C'est cela qui constitue la sainteté ; c'est ce qui constitue l'intelligence : c'est la «voie rationnelle». À moins d'être sujet fidèle, fils pieux, grand sage, homme d'une grande vertu, on ne peut la connaître ; à moins d'être un savant distingué, un érudit regardant la réalité sous ses mille formes comme ne constituant qu'un vide absolu, il est impossible de la pratiquer ; c'est là réellement la restauration absolument exacte de la voie rationnelle.

L'homme doué s'approprie l'idée et oublie le mot : nonobstant sa grande raison, il semble absolument ignorant ; malgré la grandeur de ses talents, il semble incapable ; tant qu'il n'est pas arrivé au point où la nature et la destinée sont épuisées et embrassées, il se refuse à faire voir et à publier le signe mystérieux de sa science ; il en poursuit indéfiniment l'application avec fermeté et demeure comme s'il l'ignorait.

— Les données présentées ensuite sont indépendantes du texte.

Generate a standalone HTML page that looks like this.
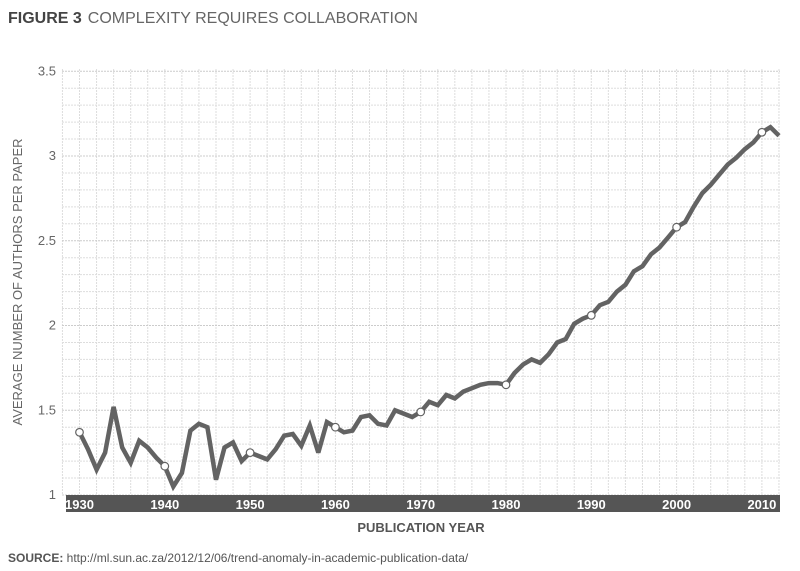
<!DOCTYPE html>
<html><head><meta charset="utf-8">
<style>
body{margin:0;background:#fff;}
svg{display:block;font-family:"Liberation Sans Narrow","Liberation Sans",sans-serif;}
</style></head>
<body>
<svg id="chart" width="800" height="571" viewBox="0 0 800 571">
  <text x="8" y="23" font-size="16" fill="#555"><tspan font-weight="bold" fill="#444">FIGURE 3</tspan><tspan dx="6" fill="#666">COMPLEXITY REQUIRES COLLABORATION</tspan></text>
  <g id="grid"></g>
  <rect x="66" y="495" width="714" height="17" fill="#555"/>
  <g id="xticks"></g>
  <g id="yticks"></g>
  <text transform="translate(22,282) rotate(-90)" text-anchor="middle" font-size="13" fill="#666">AVERAGE NUMBER OF AUTHORS PER PAPER</text>
  <text x="421" y="532" text-anchor="middle" font-size="13" font-weight="bold" fill="#555">PUBLICATION YEAR</text>
  <g id="series"></g>
  <text x="8" y="562" font-size="12" fill="#555"><tspan font-weight="bold">SOURCE:</tspan> http://ml.sun.ac.za/2012/12/06/trend-anomaly-in-academic-publication-data/</text>
</svg>
<script>
const startYear = 1930;
const values = [1.37,1.27,1.15,1.25,1.52,1.28,1.19,1.32,1.28,1.22,1.17,1.05,1.13,1.38,1.42,1.40,1.09,1.28,1.31,1.20,
1.25,1.23,1.21,1.27,1.35,1.36,1.29,1.41,1.25,1.43,1.40,1.37,1.38,1.46,1.47,1.42,1.41,1.50,1.48,1.46,
1.49,1.55,1.53,1.59,1.57,1.61,1.63,1.65,1.66,1.66,1.65,1.72,1.77,1.80,1.78,1.83,1.90,1.92,2.01,2.04,
2.06,2.12,2.14,2.20,2.24,2.32,2.35,2.42,2.46,2.52,2.58,2.61,2.70,2.78,2.83,2.89,2.95,2.99,3.04,3.08,
3.14,3.17,3.12];
const xTickLabels = ["1930","1940","1950","1960","1970","1980","1990","2000","2010"];
const yTickLabels = ["1","1.5","2","2.5","3","3.5"];
const markerYears = [1930,1940,1950,1960,1970,1980,1990,2000,2010];

const NS = "http://www.w3.org/2000/svg";
const x = yr => 79.5 + (yr - 1930) * 8.53;
const y = v => 495 - (v - 1) * 169.5;
function mk(tag, attrs, parent){const e=document.createElementNS(NS,tag);for(const k in attrs)e.setAttribute(k,attrs[k]);parent.appendChild(e);return e;}

const grid = document.getElementById('grid');
for (let yr = 1928; x(yr) <= 780; yr += 2) {
  const l = mk('line',{x1:x(yr),x2:x(yr),y1:69,y2:495,stroke:'#ddd','stroke-width':1,'stroke-dasharray':'2,1'},grid);
  
  
}
for (let i = 0; i <= 25; i++) {
  const v = 1 + i * 0.1;
  const l = mk('line',{x1:62,x2:780,y1:y(v),y2:y(v),stroke:(i%5===0)?'#ccc':'#ddd','stroke-width':1,'stroke-dasharray':'2,1'},grid);
  
  
}

const xt = document.getElementById('xticks');
xTickLabels.forEach(s => {
  const t = mk('text',{x:x(+s),y:509,'text-anchor':'middle','font-size':13,'font-weight':'bold',fill:'#fff'},xt);
  t.textContent = s;
  
  
});
const yt = document.getElementById('yticks');
yTickLabels.forEach(s => {
  const t = mk('text',{x:56,y:y(+s)+4,'text-anchor':'end','font-size':13,fill:'#666'},yt);
  t.textContent = s;
  
  
});

const series = document.getElementById('series');
const pts = values.map((v,i)=>x(startYear+i).toFixed(1)+','+y(v).toFixed(1)).join(' ');
const line = mk('polyline',{points:pts,fill:'none',stroke:'#636363','stroke-width':4.5,'stroke-linejoin':'miter','stroke-miterlimit':3},series);


markerYears.forEach(yr => {
  const v = values[yr - startYear];
  const c = mk('circle',{cx:x(yr),cy:y(v),r:3.8,fill:'#fff',stroke:'#636363','stroke-width':1.2},series);
  
  
});
</script>
</body></html>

Pour l'homme inférieur que la fortune favorise, en toute occasion, il s'adonne à ses goûts ; plein et satisfait de lui-même, cela lui suffit. De plus, il n'attache aucune importance à sa nature et à sa destinée ; il prend le néant pour la réalité, le vide pour la plénitude ; il considère ce qui est restreint et borné comme il considérerait quelque chose florissant et prospérant. C'est précisément propre à la conduire aux fautes et aux erreurs ; non seulement son action est sans avantage, mais encore elle est nuisible.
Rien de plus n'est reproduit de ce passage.